A nice Australian family, with Bill Moseley playing the married-in stepdad
from the US, have chosen a pretty bad time to visit giant – probably mutant -
brother Bernie (Nathan Jones, apparently once a professional strongman known as
“Megaman” to which there is nothing to add) in his outback home. For there’s a –
most certainly mutant – giant boar roaming this particular stretch of the big
Australian nothing, destroying fences, cars, cattle, and killing and sometimes
just kidnapping people for its larder.
Why, the thing even murders good old John Jarratt, despite the man for once
not playing a serial killer but a stand-up guy.
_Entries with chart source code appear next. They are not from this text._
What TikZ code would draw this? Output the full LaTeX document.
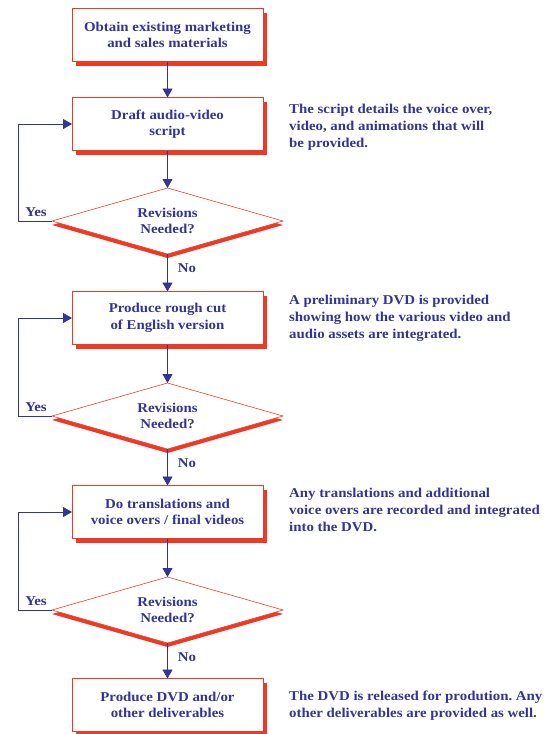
\documentclass[tikz,border=0pt]{standalone}
\usepackage{fontspec}
\setmainfont{Liberation Serif}[FakeStretch=1.1]
\usetikzlibrary{shapes.geometric,arrows.meta,shadows}
\definecolor{navy}{RGB}{52,52,150}
\definecolor{fred}{RGB}{238,58,36}
\frenchspacing
\begin{document}
\begin{tikzpicture}[x=1pt,y=-1pt,
  every node/.style={text=navy,font=\bfseries\fontsize{13.5}{16.5}\selectfont},
  stepbox/.style={draw=fred,line width=0.8pt,fill=white,minimum width=191pt,minimum height=53pt,
    inner sep=0pt,outer sep=0pt,align=center,
    drop shadow={shadow xshift=4pt,shadow yshift=-4pt,fill=fred,opacity=1}},
  decide/.style={diamond,aspect=3.5,draw=fred,line width=0.6pt,fill=white,minimum width=231pt,minimum height=66pt,
    inner sep=0pt,outer sep=0pt,align=center,
    drop shadow={shadow xshift=0pt,shadow yshift=-4pt,fill=fred,opacity=1}},
  note/.style={anchor=north west,align=left,inner sep=0pt,font=\bfseries\fontsize{13.5}{17}\selectfont},
  lbl/.style={inner sep=0pt},
  flow/.style={draw=navy,line width=0.8pt,-{Triangle[length=9pt,width=10pt]}}]
\useasboundingbox (0,0) rectangle (557,734);

\node[stepbox] (b1) at (167.5,35) {Obtain existing marketing\\and sales materials};
\node[stepbox] (b2) at (167.5,124) {Draft audio-video\\script};
\node[decide] (d1) at (167.5,221) {Revisions\\Needed?};
\node[stepbox] (b3) at (167.5,318) {Produce rough cut\\of English version};
\node[decide] (d2) at (167.5,416) {Revisions\\Needed?};
\node[stepbox] (b4) at (167.5,512) {Do translations and\\voice overs / final videos};
\node[decide] (d3) at (167.5,610) {Revisions\\Needed?};
\node[stepbox] (b5) at (167.5,705) {Produce DVD and/or\\other deliverables};

\node[note] (n1) at (289,104) {The script details the voice over,\\video, and animations that will\\be provided.};
\node[note] (n2) at (289,295) {A preliminary DVD is provided\\showing how the various video and\\audio assets are integrated.};
\node[note] (n3) at (289,488) {Any translations and additional\\voice overs are recorded and integrated\\into the DVD.};
\node[note] (n4) at (289,691) {The DVD is released for prodution. Any\\other deliverables are provided as well.};

\coordinate (c1) at (18,221);
\coordinate (c2) at (18,416);
\coordinate (c3) at (18,610);

\draw[flow] (b1) -- (b2);
\draw[flow] (b2) -- (d1);
\draw[flow] (d1) -- (b3);
\draw[flow] (b3) -- (d2);
\draw[flow] (d2) -- (b4);
\draw[flow] (b4) -- (d3);
\draw[flow] (d3) -- (b5);

\draw[flow] (d1.west) -- (c1) |- (b2.west);
\draw[flow] (d2.west) -- (c2) |- (b3.west);
\draw[flow] (d3.west) -- (c3) |- (b4.west);

\node[lbl] (y1) at (36,212) {Yes};
\node[lbl] (y2) at (36,407) {Yes};
\node[lbl] (y3) at (36,601) {Yes};
\node[lbl] (no1) at (187,268) {No};
\node[lbl] (no2) at (187,463) {No};
\node[lbl] (no3) at (187,657) {No};
\end{tikzpicture}
\end{document}
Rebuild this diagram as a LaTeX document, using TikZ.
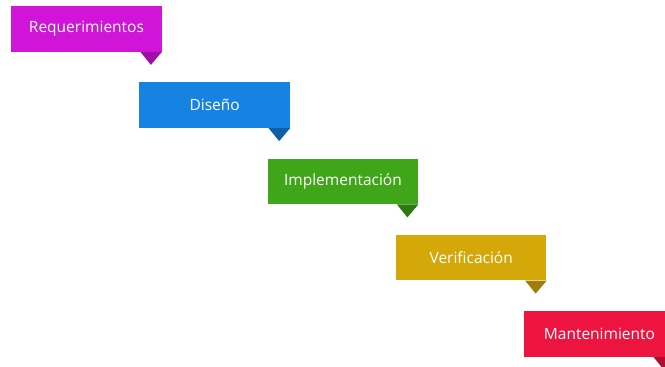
\documentclass[tikz,border=0pt]{standalone}
\usepackage{fontspec}
\setmainfont{Open Sans}
\definecolor{reqc}{RGB}{208,20,216}
\definecolor{reqd}{RGB}{160,14,168}
\definecolor{disc}{RGB}{22,130,226}
\definecolor{disd}{RGB}{16,94,168}
\definecolor{impc}{RGB}{63,165,25}
\definecolor{impd}{RGB}{44,122,16}
\definecolor{verc}{RGB}{213,168,10}
\definecolor{verd}{RGB}{160,124,8}
\definecolor{manc}{RGB}{238,20,64}
\definecolor{mand}{RGB}{176,14,46}
\tikzset{
  stage/.style={fill=#1, minimum width=150.5pt, minimum height=45.5pt,
    inner sep=0pt, text=white, font=\fontsize{15.5}{18}\selectfont, anchor=north west},
}
% a stage box with its pointer under the right-hand end
\newcommand{\stagebox}[5]{%
  \node[stage=#4] (#1) at (#2) {#3};
  \fill[#5] ([xshift=-21.5pt]#1.south east) -- (#1.south east)
    -- ([xshift=-11pt,yshift=-13pt]#1.south east) -- cycle;
}
\begin{document}
\begin{tikzpicture}[x=1pt,y=-1pt]
  \useasboundingbox (0,0) rectangle (665,367);
  \clip (0,0) rectangle (665,367);
  \stagebox{req}{11,6}{Requerimientos}{reqc}{reqd}
  \stagebox{dis}{139.25,82.25}{Diseño}{disc}{disd}
  \stagebox{imp}{267.5,158.5}{Implementación}{impc}{impd}
  \stagebox{ver}{395.75,234.75}{Verificación}{verc}{verd}
  \stagebox{man}{524,311}{Mantenimiento}{manc}{mand}
\end{tikzpicture}
\end{document}
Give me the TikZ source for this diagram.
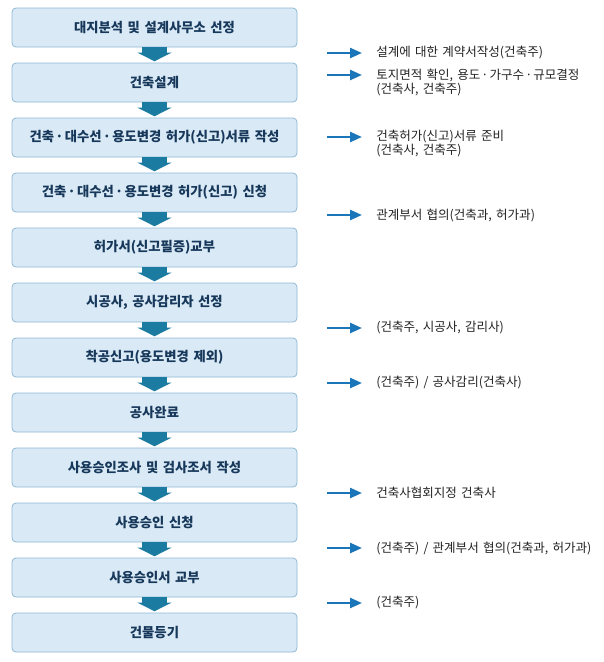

Well, and it will murder large
parts of the rest of the cast, too. Obviously.
Well, Razorback Chris Sun’s Boar clearly ain’t. There are
certainly no ambitions visible on screen for this to be artistic or deep. This
is very consciously built to be just a really fun monster flick without
pretensions but also – thankfully - with little irony concerning its own
genre.
Even though I wouldn’t exactly call Boar a comedy, the film has
quite a few consciously goofy elements, scenes that are probably in it because
they’re good fun instead of there to do much for either the plot or the
characters. But then, once you encounter the scene where Nathan Jones rides
around the countryside while rapping to that, ahem, classic “Ice Ice Baby”, you
just might be like me and stop wanting it any other way. The film does take most
of the violence and the boar attacks seriously enough, though, or as seriously
as a film including something like the dramatic scene in which Jones has a knife
fight with the mangy giant thing can get.
Otherwise, the film has quite a bit of fun with presenting many an outback
dweller cliché, but with a twist, so everyone’s entertainingly and somewhat
hilariously foul mouthed, bar owners solve the problem of grabby customers by
kicking their ass, and so on and so forth. These scenes are generally so
entertaining, they don’t ever feel like the filler they actually are, but rather
like the film having its fun just letting the characters interact with one
another and that this is indeed how rural Australia rolls.
The boar– a mixture of practical effects and CGI I believe – is looking
rather impressive too for most of the time, coming over as an actual physical
presence in most of its scenes, and certainly as a dire threat to life and limb
of the characters. In general, Sun is as competent a hand at the action scenes
as he is at the funny character bits, so there’s little at all to stand in the
way of what seems to be the Boar’s main goal: being a fun movie about
very Australian Australians fighting a big ass boar.